I like working in a more scientific way, setting learning goals every composition, writing lessons learned after the project is finished and setting new goals for my next work. So this idea of setting some criteria for judging my own work and think about how to strive for improvements is a good idea. (Read more about science and art.)
There are objective standards for improvement. This is the important message of my philosophy: New Kitsch.
You have to learn from the masters, before improving the art itself. There must be ‘technique’ and ‘projection of the intention, the feeling, the goal in the artifact’.
Being able to do that best, means you first learn from the masters: the craft is important and objective criteria can be set according to their experience. The artist can take it from there and improve. For my personal life, this means that studying ‘partimenti’ is a good way to learn the craft from the masters.
I always ‘know’ when a composition is finished, but how? Am I a genius? No. Is it naive? Yes. And without improvement, the work of the artist ends… when? Is it already perfect the first take? No.
How do I know that this is my best possible version of this work knowing what I know today?
Maybe I can always improve my work, not stopping when I feel it is finished, but judge it by some well chosen criteria? So I can learn from this composition, that I feel is finished, and improve my next one by studying it?
For example, I started conducting my own music to ‘feel’ where it can be improved and found tons of opportunities for improvement. These works were ‘finished’ and still, there was room for improvement.
But we have to remember the experiment with the vases: It is better to make the most vases than the best. Quantity production teaches you the most. Improving 1 composition your whole life is not the way to improve you skill, craft and experience.

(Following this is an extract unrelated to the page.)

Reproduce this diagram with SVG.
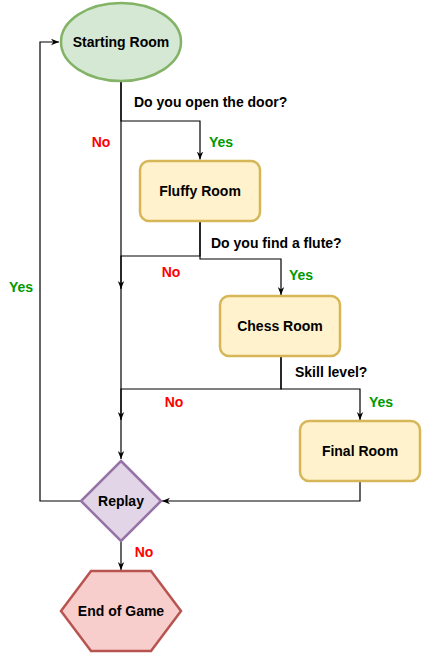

In art there is always room for improvement.
In order to improve fast, you have to produce.
A personal drive to improve your project, doesn’t mean you are egoistic per se. You are that, when you improve towards the wishes of accepted art to be applauded by bystanders: when you stop composing ‘Nymphs’, because they are ‘sensuous’.
Remember: The composer is all the way down, initiating all the hard work done by others. The composer has to respect the musicians, and carefully think about the notes written down, because hours and hours of practice are going into the composition by a lot of people. And listeners spend hours of their life on your music. Respect them, respect music.
Count the ‘fun-hours’ you created as a composer and you will be fine.